The AGLG’s recommendation to conduct a post-completion review of the wastewater plant was contemplated by the previous council, “so I’m happy that’s what they’re recommending. It’s best practices. But to come out as if it’s a revelation, something that hasn’t been contemplated, is not helpful.”
Henderson said he asked the AGLG office several times to let him review the report to ensure it gave a “complete and accurate” picture. “What they sent me was four or five extracts, like paragraphs or sentences out of the report, but they didn’t send me the report.”
Henderson said the concept of having a municipal auditor general undertake performance reviews to help local governments learn is a laudable goal, but many municipalities, he added, are not happy with the way the AGLG office has carried out the function.
“You learn in the spirit of collaboration. You don’t learn in a situation where suddenly a highly inflammatory report is dropped on us and we’re left scrambling trying to figure out why they said a lot of things they said.”
Under the heading of conflict of interest, the AGLG report referred to issues “raised by some local residents regarding the then-mayor’s participation in decision-making on the siting of the wastewater treatment plant, given that his home was in relatively close proximity to Lot L,” which was ultimately rejected as a site in favour of Ebbtide.

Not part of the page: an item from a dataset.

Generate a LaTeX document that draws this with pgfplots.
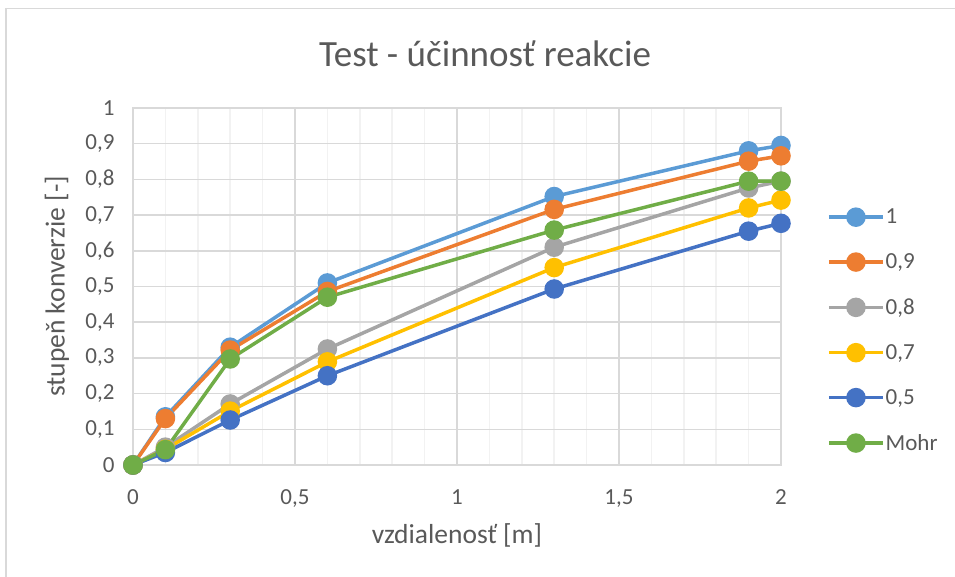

While the AGLG did not assess the allegations, as the matter is governed under the Community Charter, Mayor Bruce Milne said last week he would ask council to approve a process to determine if conflict of interest in fact occurred.
Henderson characterized the move as politics: “I’ve said time and again what the facts are. The whole thing is disturbing that it keeps coming back. It appears a few people are looking for something. Call it whatever you will, but ultimately I guess I just attribute this to politics.”
He said he fully supports the current council and “look forward to them getting on with their priorities and moving forward with it.
“If they feel it’s important to assess something that’s gone on in the past, that’s fine. I said in my last report to council in December, I look forward to people evaluating what we’ve done a year from now. I stand by that.”